As entrepreneurs, the second we decide to bring our companies to life, we take on a responsibility. To keep our businesses alive, no matter what. In the early stages, all sorts of crazy things happen, all in the name of just making it work and surviving to the next day.
Eventually surviving to the next day becomes the next week. Surviving the week becomes the month. Then we start trying to figure out how we are going to make it through the quarter.
For many people who are squarely in the "survive the day" or "survive the week" stage, it's very tempting to put our hopes in finding investors. We see them as saviors who can take away some of the immediate pain and allow us room to breathe, and figure things out.

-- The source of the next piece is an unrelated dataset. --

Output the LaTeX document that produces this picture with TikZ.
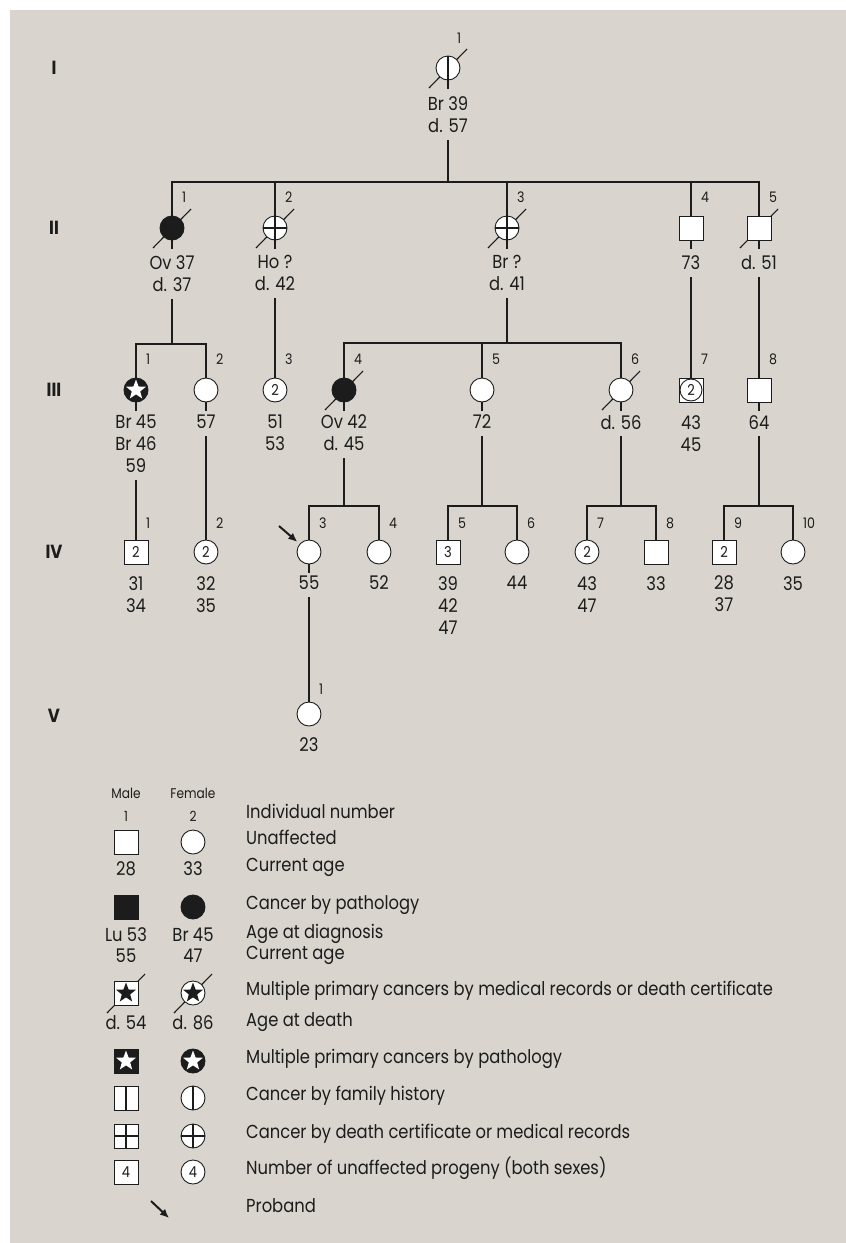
\documentclass[tikz,border=0pt]{standalone}
\usepackage{fontspec}
\setmainfont{Poppins}[FakeStretch=0.87]
\usetikzlibrary{arrows.meta,positioning,calc,shapes.geometric}
\definecolor{paper}{HTML}{D9D5CE}
\definecolor{ink}{HTML}{1C1C1C}
\pgfdeclarelayer{paper}
\pgfdeclarelayer{slash}
\pgfsetlayers{paper,slash,main}

\begin{document}
\begin{tikzpicture}[x=1pt,y=-1pt,font=\fontsize{18.8}{22}\selectfont,text=ink,
male/.style={rectangle,draw=ink,line width=.9pt,fill=white,minimum size=24pt,inner sep=0pt,font=\fontsize{15}{15}\selectfont},
female/.style={circle,draw=ink,line width=.9pt,fill=white,minimum size=24pt,inner sep=0pt,font=\fontsize{15}{15}\selectfont},
aff/.style={fill=ink},
fhist/.style={path picture={\draw[ink,line width=2.3pt] (path picture bounding box.north)--(path picture bounding box.south);}},
dcert/.style={path picture={\draw[ink,line width=2.3pt] (path picture bounding box.north)--(path picture bounding box.south) (path picture bounding box.west)--(path picture bounding box.east);}},
pstar/.style={fill=ink,path picture={\node[star,star points=5,star point ratio=2.4,draw=none,fill=white,inner sep=0pt,minimum size=21pt] at (path picture bounding box.center) {};}},
mstar/.style={path picture={\node[star,star points=5,star point ratio=2.4,draw=none,fill=ink,inner sep=0pt,minimum size=21pt] at (path picture bounding box.center) {};}},
both/.style={path picture={\draw[ink,line width=.9pt] (path picture bounding box.center) circle (11pt);}},
lab/.style={align=center,inner sep=0pt},
num/.style={font=\fontsize{14.5}{15}\selectfont,inner sep=0pt,anchor=west},
hdr/.style={font=\fontsize{14}{15}\selectfont,inner sep=0pt},
gen/.style={font=\fontsize{19}{19}\selectfont\bfseries,inner sep=0pt},
legtxt/.style={anchor=mid west,inner sep=0pt},
kin/.style={draw=ink,line width=1.1pt},
proband/.style={-{Latex[length=9pt,width=8pt]},draw=ink,line width=2pt}]
\useasboundingbox (0,0) rectangle (846,1243);
\begin{pgfonlayer}{paper}
\fill[white] (0,0) rectangle (846,1243);
\fill[paper] (10,10) rectangle (846,1243);
\end{pgfonlayer}

% generation labels
\node[gen] (gI) at (54,68) {I};
\node[gen] (gII) at (54,228) {II};
\node[gen] (gIII) at (54,390) {III};
\node[gen] (gIV) at (54,552) {IV};
\node[gen] (gV) at (54,716) {V};

% generation I
\node[female,fhist] (I1) at (448,68) {};
\node[num] (nI1) at ([shift={(9,-30)}]I1.center) {1};
\node[lab,below=16pt of I1] (I1l) {Br 39\\d. 57};

% generation II
\node[female,aff] (II1) at (172,228) {};
\node[female,dcert] (II2) at (275,228) {};
\node[female,dcert] (II3) at (507,228) {};
\node[male] (II4) at (691,228) {};
\node[male] (II5) at (759,228) {};
\node[num] (nII1) at ([shift={(10,-31)}]II1.center) {1};
\node[num] (nII2) at ([shift={(10,-31)}]II2.center) {2};
\node[num] (nII3) at ([shift={(10,-31)}]II3.center) {3};
\node[num] (nII4) at ([shift={(10,-31)}]II4.center) {4};
\node[num] (nII5) at ([shift={(10,-31)}]II5.center) {5};
\node[lab,below=15pt of II1] (II1l) {Ov 37\\d. 37};
\node[lab,below=15pt of II2] (II2l) {Ho ?\\d. 42};
\node[lab,below=15pt of II3] (II3l) {Br ?\\d. 41};
\node[lab,below=15pt of II4] (II4l) {73};
\node[lab,below=15pt of II5] (II5l) {d. 51};

% generation III
\node[female,pstar] (III1) at (136,390) {};
\node[female] (III2) at (206,390) {};
\node[female] (III3) at (275,390) {2};
\node[female,aff] (III4) at (344,390) {};
\node[female] (III5) at (482,390) {};
\node[female] (III6) at (621,390) {};
\node[male,both] (III7) at (691,390) {2};
\node[male] (III8) at (759,390) {};
\node[num] (nIII1) at ([shift={(10,-31)}]III1.center) {1};
\node[num] (nIII2) at ([shift={(10,-31)}]III2.center) {2};
\node[num] (nIII3) at ([shift={(10,-31)}]III3.center) {3};
\node[num] (nIII4) at ([shift={(10,-31)}]III4.center) {4};
\node[num] (nIII5) at ([shift={(10,-31)}]III5.center) {5};
\node[num] (nIII6) at ([shift={(10,-31)}]III6.center) {6};
\node[num] (nIII7) at ([shift={(10,-31)}]III7.center) {7};
\node[num] (nIII8) at ([shift={(10,-31)}]III8.center) {8};
\node[lab,below=12.5pt of III1] (III1l) {Br 45\\Br 46\\59};
\node[lab,below=12.5pt of III2] (III2l) {57};
\node[lab,below=12.5pt of III3] (III3l) {51\\53};
\node[lab,below=12.5pt of III4] (III4l) {Ov 42\\d. 45};
\node[lab,below=12.5pt of III5] (III5l) {72};
\node[lab,below=12.5pt of III6] (III6l) {d. 56};
\node[lab,below=12.5pt of III7] (III7l) {43\\45};
\node[lab,below=12.5pt of III8] (III8l) {64};

% generation IV
\node[male] (IV1) at (136,552) {2};
\node[female] (IV2) at (206,552) {2};
\node[female] (IV3) at (309,552) {};
\node[female] (IV4) at (379,552) {};
\node[male] (IV5) at (448,552) {3};
\node[female] (IV6) at (517,552) {};
\node[female] (IV7) at (587,552) {2};
\node[male] (IV8) at (656,552) {};
\node[male] (IV9) at (724,552) {2};
\node[female] (IV10) at (793,552) {};
\foreach \i in {1,...,10}
  \node[num] (nIV\i) at ([shift={(10,-29)}]IV\i.center) {\i};
\node[lab,below=11.5pt of IV1] (IV1l) {31\\34};
\node[lab,below=11.5pt of IV2] (IV2l) {32\\35};
\node[lab,below=11.5pt of IV3] (IV3l) {55};
\node[lab,below=11.5pt of IV4] (IV4l) {52};
\node[lab,below=11.5pt of IV5] (IV5l) {39\\42\\47};
\node[lab,below=11.5pt of IV6] (IV6l) {44};
\node[lab,below=11.5pt of IV7] (IV7l) {43\\47};
\node[lab,below=11.5pt of IV8] (IV8l) {33};
\node[lab,below=11.5pt of IV9] (IV9l) {28\\37};
\node[lab,below=11.5pt of IV10] (IV10l) {35};

% generation V
\node[female] (V1) at (309,714) {};
\node[num] (nV1) at ([shift={(10,-25)}]V1.center) {1};
\node[lab,below=10.5pt of V1] (V1l) {23};

% sibship lines
\coordinate (sII) at (448,182);
\coordinate (sIIIa) at (171,344);
\coordinate (sIIIb) at (507,343);
\coordinate (sIVa) at (344,506);
\coordinate (sIVb) at (482,506);
\coordinate (sIVc) at (621,506);
\coordinate (sIVd) at (759,506);

\draw[kin] ([yshift=-7pt]I1l.south) -- (sII);
\draw[kin] (II1) -- (II1 |- sII) -- (II5 |- sII) -- (II5);
\foreach \c in {II2,II3,II4} \draw[kin] (\c) -- (\c |- sII);
\draw[kin] ([yshift=-7pt]II1l.south) -- (II1l.south |- sIIIa);
\draw[kin] (III1) -- (III1 |- sIIIa) -- (III2 |- sIIIa) -- (III2);
\draw[kin] ([yshift=-7pt]II2l.south) -- (III3);
\draw[kin] ([yshift=-7pt]II3l.south) -- (sIIIb);
\draw[kin] (III4) -- (III4 |- sIIIb) -- (III6 |- sIIIb) -- (III6);
\draw[kin] (III5) -- (III5 |- sIIIb);
\draw[kin] ([yshift=-7pt]II4l.south) -- (III7);
\draw[kin] ([yshift=-7pt]II5l.south) -- (III8);
\draw[kin] ([yshift=-7pt]III1l.south) -- (IV1);
\draw[kin] ([yshift=-7pt]III2l.south) -- (IV2);
\draw[kin] ([yshift=-7pt]III4l.south) -- (sIVa);
\draw[kin] (IV3) -- (IV3 |- sIVa) -- (IV4 |- sIVa) -- (IV4);
\draw[kin] ([yshift=-7pt]III5l.south) -- (sIVb);
\draw[kin] (IV5) -- (IV5 |- sIVb) -- (IV6 |- sIVb) -- (IV6);
\draw[kin] ([yshift=-7pt]III6l.south) -- (sIVc);
\draw[kin] (IV7) -- (IV7 |- sIVc) -- (IV8 |- sIVc) -- (IV8);
\draw[kin] ([yshift=-7pt]III8l.south) -- (sIVd);
\draw[kin] (IV9) -- (IV9 |- sIVd) -- (IV10 |- sIVd) -- (IV10);
\draw[kin] ([yshift=-7pt]IV3l.south) -- (V1);
\foreach \p in {I1,II1,II2,II3,II4,II5,III1,III2,III4,III5,III6,III8,IV3}
  \draw[kin] (\p.south) -- ++(0,9);

% proband
\coordinate (pb) at (279,526);
\draw[proband,shorten >=3pt] (pb) -- (IV3);

% legend
\node[hdr] (hM) at (126,793) {Male};
\node[hdr] (hF) at (193,793) {Female};
\node[hdr] (k1M) at (126,816) {1};
\node[hdr] (k1F) at (193,816) {2};
\node[legtxt] (k1T) at (246,816) {Individual number};
\node[male] (LuM) at (126,842) {};
\node[female] (LuF) at (193,842) {};
\node[legtxt] (LuT) at (246,842) {Unaffected};
\node[lab] (k2M) at (126,869) {28};
\node[lab] (k2F) at (193,869) {33};
\node[legtxt] (k2T) at (246,869) {Current age};
\node[male,aff] (LaM) at (126,907) {};
\node[female,aff] (LaF) at (193,907) {};
\node[legtxt] (LaT) at (246,907) {Cancer by pathology};
\node[lab] (k3M) at (126,935) {Lu 53};
\node[lab] (k3F) at (193,935) {Br 45};
\node[legtxt] (k3T) at (246,936) {Age at diagnosis};
\node[lab] (k4M) at (126,956) {55};
\node[lab] (k4F) at (193,956) {47};
\node[legtxt] (k4T) at (246,957) {Current age};
\node[male,mstar] (LmM) at (126,993) {};
\node[female,mstar] (LmF) at (193,993) {};
\node[legtxt] (LmT) at (246,993) {Multiple primary cancers by medical records or death certificate};
\node[lab] (k5M) at (126,1023) {d. 54};
\node[lab] (k5F) at (193,1023) {d. 86};
\node[legtxt] (k5T) at (246,1024) {Age at death};
\node[male,pstar] (LpM) at (126,1061) {};
\node[female,pstar] (LpF) at (193,1061) {};
\node[legtxt] (LpT) at (246,1061) {Multiple primary cancers by pathology};
\node[male,fhist] (LhM) at (126,1098) {};
\node[female,fhist] (LhF) at (193,1098) {};
\node[legtxt] (LhT) at (246,1098) {Cancer by family history};
\node[male,dcert] (LdM) at (126,1136) {};
\node[female,dcert] (LdF) at (193,1136) {};
\node[legtxt] (LdT) at (246,1136) {Cancer by death certificate or medical records};
\node[male] (LnM) at (126,1172) {4};
\node[female] (LnF) at (193,1172) {4};
\node[legtxt] (LnT) at (246,1172) {Number of unaffected progeny (both sexes)};
\coordinate (lpA) at (151,1201);
\coordinate (lpB) at (169,1218);
\draw[proband] (lpA) -- (lpB);
\node[legtxt] (LbT) at (246,1210) {Proband};

% deceased slashes, behind the symbols
\begin{pgfonlayer}{slash}
\foreach \p in {I1,II1,II2,II3,II5,III4,III6,LmM,LmF}
  \draw[kin] ([shift={(-19,20)}]\p.center) -- ([shift={(19,-19)}]\p.center);
\end{pgfonlayer}
\end{tikzpicture}
\end{document}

But this is not what early stage business is. We don't start a business that little to no value, only to take on investment to give us some space to figure things out. It's true, a lot of companies have been able to do this, but I think this is going to change.
If venture funding did not exist at all, would you not start your business?
Investment (of any sort, whether it's credit cards, loans, cash in savings, etc.) when deployed is a tool, not a means, or an end.
Entrepreneurs may be visionary, but we need to think strategically if we want our businesses to survive to the next step. If you weren't pursuing financing and whatever else, what should the founder and CEO of an early stage start-up actually be doing?
There are three things that matter in your company, 1) Your People 2) Your Customers 3) Profit
If you have a good product, and you have your focus keenly on the first two, the third will follow suit. Notice that investors are not anywhere on that list. Neither are tee shirts, beer on tap, ping pong tables, consultants or cool offices. (Not that you can't still have these things...)
After spending almost 6 months dedicated and focused entirely on sales blitzing and growing my business almost 230%, the year after that I was much busier with operations, but we remained vigilant about taking care of customers and doing our absolute best to make sure people were taken care of, and we grew revenue by almost 75% just cultivating our existing customer base and pipeline.